Sie ist eine der wenigen Konstanten in der heimischen Innenpolitik: die Neutralität. 70 Prozent der Österreicherinnen und Österreicher wollen nicht, dass an ihr gerüttelt wird. Ohne Umstände sie zu beleuchten und zu hinterfragen, dominiert die Meinung, die Neutralität hätte Österreich sicher durch den Kalten Krieg gebracht. Warum also etwas daran ändern? Doch der Krieg Russlands gegen die Ukraine hat hierzulande die Debatte ins Rollen gebracht. Allen voran die Neos sehen Österreichs Rolle nicht mehr als neutralen Solitär umringt von Nato-Staaten.
Wir baten den außenpolitischen Sprecher der Neos im Nationalrat, Helmut Brandstätter, gemeinsam mit dem Friedensforscher und Dozenten an der Universität Wien, Thomas Roithner, an einen Tisch. Die zentrale Frage des von Innenpolitik-Chefin Veronika Dolna moderierten Gesprächs: Wie kann eine neue, wehrhafte Rolle Österreichs innerhalb eines geeinten Europas ausschauen?

Roithner ist klar gegen deren Ende. Er sieht den Mehrwert der Neutralität darin, sich aktiv in Friedenspolitik einbringen zu können, "weniger in Konfrontationen, Mauerbau und Aufrüstung". Sie sei nach wie vor ein Mittel und Weg für Österreich. Brandstätter sucht die Differenzierung des Wortes neutral. So habe bereits Bundeskanzler Julius Raab 1955 gesagt, dass man zwar "militärisch neutral sei, nicht aber ideologisch". Zudem stellt er die Frage, wie lange sich denn Österreich verteidigen hätte können? "Es hätte für ein paar Stunden gereicht, oder lassen wir es Tage sein, mehr aber nicht." Österreich hätte darauf gehofft, "dass die Nato uns verteidigt, wenn es zu einem Angriff im Kalten Krieg kommt". So gesehen sei es "faktenbasiert" an der Zeit, ein neues Instrument für die Sicherheitspolitik zu finden.

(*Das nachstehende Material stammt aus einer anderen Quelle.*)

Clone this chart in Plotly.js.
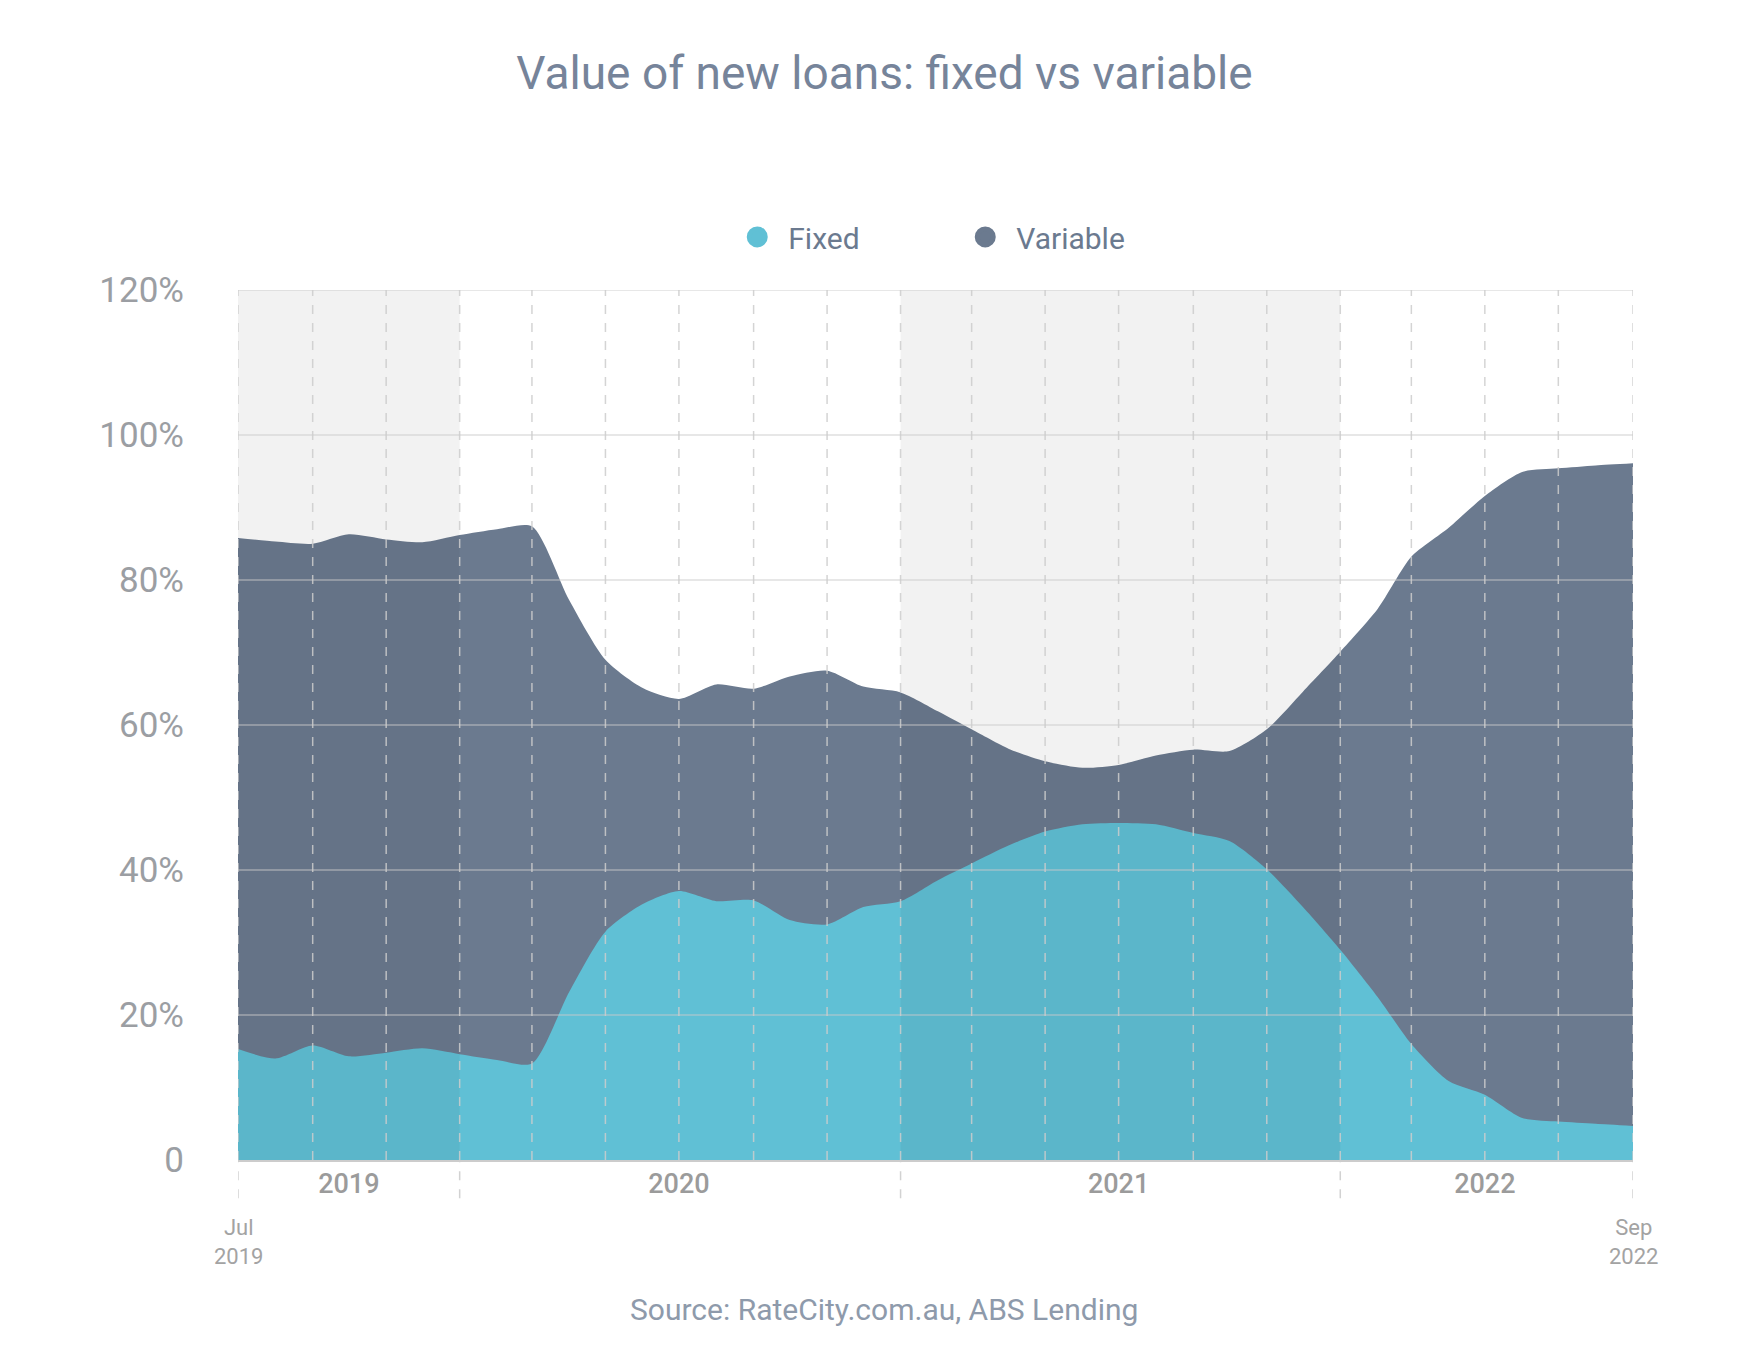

Brandstätters Vorschlag: Eine Stärkung der militärischen Dimension der EU. "Wir sprechen von 270 Milliarden Euro an Rüstungsausgaben. Wenn man kooperiert und gemeinsam einkauft, kann man viel erreichen." Zudem müsse sich Europa auch vorbereiten, falls es in sechs Jahren wieder einen amerikanischen Präsidenten gibt, der sagt "wir ziehen uns aus Europa zurück". Dann brauche es eine Lösung. Auch über ein gemeinsames europäisches Atomwaffenarsenal müsse man sprechen, "Macron hat bereits so etwas angedeutet." Denn wenn "Menschen im russischen Fernsehen betonen, dass Raketen in 200 Sekunden in jeder europäischen Stadt sein können, ist es relativ egal, ob Nato-Panzer in der Ukraine stehen".


Roithner hält sich hingegen an die Doktrin: "Selbst wenn du Krieg führst, sei ein Friedensstifter." Österreich müsse – gerade als neutraler Staat – Ansätze zur Konfliktbearbeitung suchen, den Dialog anbieten, Ausstiegsszenarien bereithalten. "Wenn man die humanitäre Situation der Menschen in der Ukraine bedenkt, ist das unsere Verpflichtung."